Yoga improves health in later life, study says

Older adults who practice yoga are more likely to be in better mental and physical shape, research suggests.

Yoga improves physical function as well as mental wellbeing in healthy adults over the age of 60, the study found.

The physical benefits of yoga—an ancient practice that includes the use of postures and regulated breathing—were found to include better muscle strength, balance and flexibility.

Boosts to health

Boosts to mental health included improvement in the symptoms of depression, sleep quality and vitality in older adults.

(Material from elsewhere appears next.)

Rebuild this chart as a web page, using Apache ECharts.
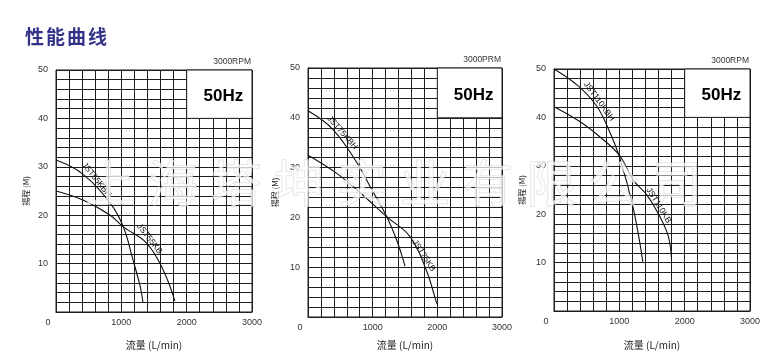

Researchers at the University reviewed 22 studies that had investigated the effects of yoga on physical and mental wellbeing in older adults. The yoga programmes varied in length from one month to seven months, and duration of sessions ranged from 30 to 90 minutes.

Statistical analysis combined the results of the studies to see the effects of yoga compared with no activity, and compared to other activities such as walking and chair aerobics.

Physical improvements

The researchers found that people who practiced yoga had improved balance, flexibility, leg strength, depression, sleep quality, vitality and perceived mental and physical health—compared with no activity.

Compared with other activities yoga improved lower body strength, lower body flexibility and depression.

Researchers say the review improves understanding of the benefits yoga can offer an aging population. They say it provides evidence for promoting yoga in physical activity guidelines for older adults.